1 in 4 tech companies in the US are started by Immigrants including beheamoths like Google, Yahoo and eBay so it doesn’t take Einstein (himself an immigrant to the US) to see the detrimental effect this has to the US worker and economy as a whole. Of course you rarely here that from politicians more interested in cheap sound bites and their next book deal than actual benefit for their country from educated decision making.

According to Tech Crunch “U.S. grad school admissions for would-be international students plummeted this year, according to the Council of Graduate Schools—the first decline in five years.  The decline was 3% on average, thanks to increases from China and the Middle East, but some countries saw double-digit declines in interest in a U.S. education. Applicants from India and South Korea fell 12% and 9% respectively—with students turning their sights on schools in Asia and Europe instead.”

The Bay Area Council, the Campaign for College Opportunity and IHELP showed that the US needs a 90% upswing in people graduating with degrees in science, technology, math or engineering to keep up with all the new jobs being created in that discipline. Essentially that what made Silicon Valley great may no longer exist and you may see this gradually shift elsewhere.

A majority of the world’s economic growth comes from India, China, Brazil, Eastern Europe and even Africa. Most of those countries have a much better social support structure than the US and certainly much cheaper costs for higher education from ever improving academic institutions.

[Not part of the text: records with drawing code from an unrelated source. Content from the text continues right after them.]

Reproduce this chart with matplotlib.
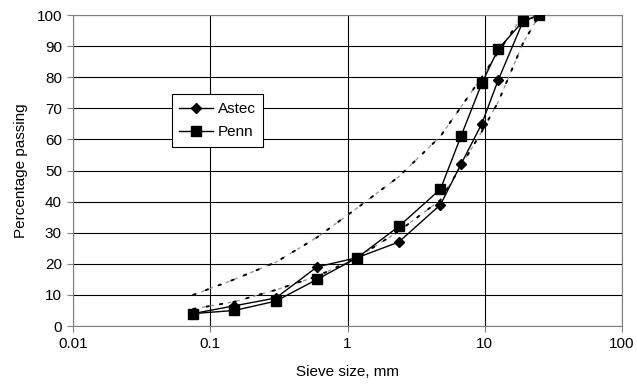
import matplotlib.pyplot as plt
from matplotlib.ticker import FixedLocator, FixedFormatter, NullLocator

plt.rcParams['font.family'] = ['Liberation Sans', 'DejaVu Sans']

# Sieve sizes (mm) and percentage passing
sieves = [0.075, 0.15, 0.3, 0.6, 1.18, 2.36, 4.75, 6.7, 9.5, 12.5, 19, 25]
astec = [4, 6.5, 9, 19, 22, 27, 39, 52, 65, 79, 98, 100]
penn = [4, 5, 8, 15, 22, 32, 44, 61, 78, 89, 98, 100]

# Specification band (dotted)
band_sieves = [0.075, 0.15, 0.3, 0.6, 1.18, 2.36, 4.75, 9.5, 12.5, 19, 25]
upper = [10, 15, 20.5, 28.5, 38, 48, 61, 80, 88, 100, 100]
lower = [5.5, 7.8, 11.6, 16, 22, 30.5, 40.5, 62.5, 72, 91, 100]

fig = plt.figure(figsize=(6.37, 3.87), dpi=100)
ax = fig.add_axes([0.1146, 0.1576, 0.862, 0.8036])

for band in (upper, lower):
    ax.plot(band_sieves, band, color='#909090', lw=0.9, dashes=(3, 4), zorder=2)
    ax.plot(band_sieves, band, color='black', lw=1.4, dashes=(1.2, 5.8),
            dash_capstyle='round', zorder=2)

ax.plot(sieves, astec, color='black', lw=1, marker='D', ms=5, label='Astec', zorder=3)
ax.plot(sieves, penn, color='black', lw=1, marker='s', ms=6.5, label='Penn', zorder=3)

ax.set_xscale('log')
ax.set_xlim(0.01, 100)
ax.set_ylim(0, 100)
ax.xaxis.set_major_locator(FixedLocator([0.01, 0.1, 1, 10, 100]))
ax.xaxis.set_major_formatter(FixedFormatter(['0.01', '0.1', '1', '10', '100']))
ax.xaxis.set_minor_locator(NullLocator())
ax.set_yticks(range(0, 101, 10))

ax.grid(True, color='black', lw=0.8)
ax.set_axisbelow(True)
for s in ax.spines.values():
    s.set_color('#808080')
ax.tick_params(direction='out', length=4, width=0.8, color='#808080',
               labelsize=11, pad=4)

ax.set_xlabel('Sieve size, mm', fontsize=11, labelpad=10)
ax.set_ylabel('Percentage passing', fontsize=11, labelpad=6)

leg = ax.legend(loc='upper left', bbox_to_anchor=(0.18, 0.745), borderaxespad=0,
                fancybox=False, edgecolor='black', framealpha=1, fontsize=11,
                handlelength=2.2, borderpad=0.5, labelspacing=0.6,
                handletextpad=0.3)
leg.get_frame().set_linewidth(0.8)

fig.savefig('out.png', dpi=100)
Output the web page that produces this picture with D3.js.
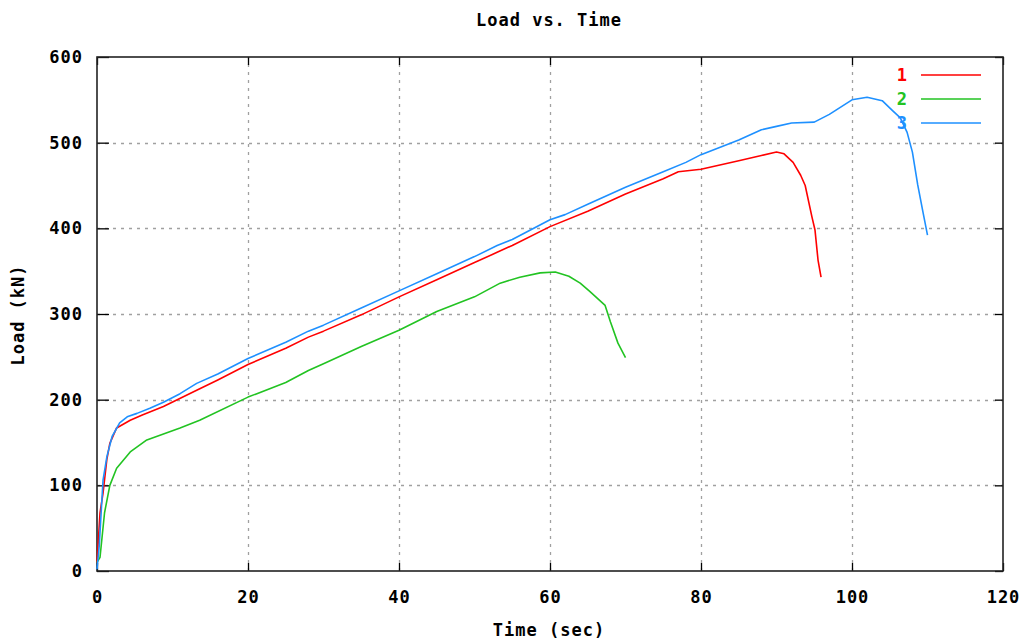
<!DOCTYPE html>
<html>
<head>
<meta charset="utf-8">
<script src="https://cdn.jsdelivr.net/npm/d3@7"></script>
<style>
  html, body { margin: 0; padding: 0; background: #fff; }
  svg { display: block; }
  text { font-family: "DejaVu Sans Mono", "Liberation Mono", monospace; font-weight: bold; font-size: 17px; letter-spacing: 1px; }
</style>
</head>
<body>
<svg id="chart" width="1029" height="641"></svg>
<script>
// Load (kN) against time (sec) for three test specimens
const seriesNames = ["1", "2", "3"];
const seriesColors = ["#ff0000", "#22c322", "#1e90ff"];

const time1 = [0, 0.4, 0.8, 1.3, 1.7, 2.6, 4.4, 6, 8.8, 13.2, 16, 20, 25, 28, 30, 35, 40, 45, 50, 53, 55, 60, 65, 70, 75, 77, 80, 85, 88, 90, 91, 92.2, 93.2, 93.8, 94.7, 95.1, 95.5, 95.9];
const load1 = [10, 68, 91, 130, 149, 167, 176, 182, 192, 211, 223, 241, 260, 273, 280, 299, 320, 340, 360, 372, 380, 402, 420, 440, 458, 466, 469, 479, 485, 489, 487, 477, 462, 450, 413, 398, 363, 343];

const time2 = [0, 0.4, 1, 1.7, 2.6, 4.4, 6.6, 11, 13.6, 20, 25, 28, 30, 35, 40, 45, 50, 53.4, 56, 58.7, 60.7, 62.5, 64, 65.3, 67.3, 68, 69, 70];
const load2 = [10, 16, 68, 100, 120, 139, 153, 167, 176, 203, 220, 234, 242, 262, 281, 303, 320, 336, 343, 348, 349, 344, 336, 326, 310, 291, 266, 249];

const time3 = [0, 0.3, 0.8, 1.3, 2, 3, 4, 5.3, 7, 8.8, 11, 13.2, 16, 20, 25, 28, 30, 35, 40, 45, 50, 53, 55, 60, 62, 65, 70, 75, 78, 80, 85, 88, 90, 92, 95, 97, 100, 102, 104, 105.3, 106.4, 107.3, 108, 108.7, 109.4, 110];
const load3 = [2, 30, 106, 133, 157, 173, 180, 184, 190, 197, 207, 219, 230, 248, 267, 280, 287, 307, 327, 347, 367, 380, 387, 410, 416, 428, 448, 466, 477, 486, 503, 515, 519, 523, 524, 533, 550, 553, 549, 538, 529, 512, 489, 451, 419, 392];

const xTicks = [0, 20, 40, 60, 80, 100, 120];
const yTicks = [0, 100, 200, 300, 400, 500, 600];

const svg = d3.select("#chart");
const plot = { left: 97, right: 1003, top: 57, bottom: 571 };

const x = d3.scaleLinear().domain([0, 120]).range([plot.left, plot.right]);
const y = d3.scaleLinear().domain([0, 600]).range([plot.bottom, plot.top]);

// dotted grid
const grid = svg.append("g").attr("stroke", "#a0a0a0").attr("stroke-width", 1.3).attr("stroke-dasharray", "3,5");
grid.selectAll("line.vx").data(xTicks.slice(1, -1)).enter().append("line")
  .attr("x1", d => Math.round(x(d)) + 0.5).attr("x2", d => Math.round(x(d)) + 0.5)
  .attr("y1", plot.bottom).attr("y2", plot.top);
grid.selectAll("line.hy").data(yTicks.slice(1, -1)).enter().append("line")
  .attr("y1", d => Math.round(y(d)) + 0.5).attr("y2", d => Math.round(y(d)) + 0.5)
  .attr("x1", plot.left).attr("x2", plot.right);

// axes with inward ticks, labels drawn by the axis generators
const xAxis = svg.append("g").attr("transform", `translate(0,${plot.bottom})`)
  .call(d3.axisBottom(x).tickValues(xTicks).tickSize(-8).tickPadding(26).tickFormat(d3.format("d")));
const yAxis = svg.append("g").attr("transform", `translate(${plot.left},0)`)
  .call(d3.axisLeft(y).tickValues(yTicks).tickSize(-12).tickPadding(14).tickFormat(d3.format("d")));
// mirrored ticks on top and right
const xTop = svg.append("g").attr("transform", `translate(0,${plot.top})`)
  .call(d3.axisTop(x).tickValues(xTicks).tickSize(-8).tickFormat(""));
const yRight = svg.append("g").attr("transform", `translate(${plot.right},0)`)
  .call(d3.axisRight(y).tickValues(yTicks).tickSize(-8).tickFormat(""));

[xAxis, yAxis, xTop, yRight].forEach(g => {
  g.select(".domain").remove();
  g.selectAll(".tick line").attr("stroke", "#000").attr("stroke-width", 1.3);
  g.selectAll(".tick text").attr("font-family", null).attr("font-size", null).style("fill", "#000");
});
xAxis.selectAll(".tick text").attr("dy", "0.35em");

// plot border
svg.append("rect")
  .attr("x", plot.left).attr("y", plot.top)
  .attr("width", plot.right - plot.left).attr("height", plot.bottom - plot.top)
  .attr("fill", "none").attr("stroke", "#222").attr("stroke-width", 1.6);

// curves
const allSeries = [
  { name: seriesNames[0], color: seriesColors[0], t: time1, v: load1 },
  { name: seriesNames[1], color: seriesColors[1], t: time2, v: load2 },
  { name: seriesNames[2], color: seriesColors[2], t: time3, v: load3 }
];
const line = d3.line().x(d => x(d[0])).y(d => y(d[1]));
svg.append("g").selectAll("path").data(allSeries).enter().append("path")
  .attr("d", s => line(s.t.map((t, i) => [t, s.v[i]])))
  .attr("fill", "none")
  .attr("stroke", s => s.color)
  .attr("stroke-width", 1.6)
  .attr("stroke-linejoin", "round");

// legend
const legend = svg.append("g");
allSeries.forEach((s, i) => {
  const ly = 75 + i * 24;
  legend.append("text").attr("x", 908).attr("y", ly).attr("dy", "0.35em")
    .attr("text-anchor", "end").style("fill", s.color).text(s.name);
  legend.append("line").attr("x1", 921).attr("x2", 981).attr("y1", ly).attr("y2", ly)
    .attr("stroke", s.color).attr("stroke-width", 1.6);
});

// titles
svg.append("text").attr("x", 549).attr("y", 20).attr("dy", "0.35em")
  .attr("text-anchor", "middle").style("fill", "#000").text("Load vs. Time");
svg.append("text").attr("x", 549).attr("y", 630).attr("dy", "0.35em")
  .attr("text-anchor", "middle").style("fill", "#000").text("Time (sec)");
svg.append("text").attr("transform", "translate(18,315) rotate(-90)").attr("dy", "0.35em")
  .attr("text-anchor", "middle").style("fill", "#000").text("Load (kN)");
</script>
</body>
</html>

If an aspiring entrepreneur is serious evaluating choices for a great career and to be a global sucess in the next 20 years, the answer is increasingly NOT the US. Particularly when you consider ridiculous anti-immigrant policies like the H-1B restrictions considered by congress.

Make no mistake the US greatest threat to it’s own prosperity is itself and it’s own Economic, Immigration and Social policies like Education and Health.  Let’s all hope sensible, reasoned and rational decisions are made going forward because as it stands now we are looking at a bleak future ahead.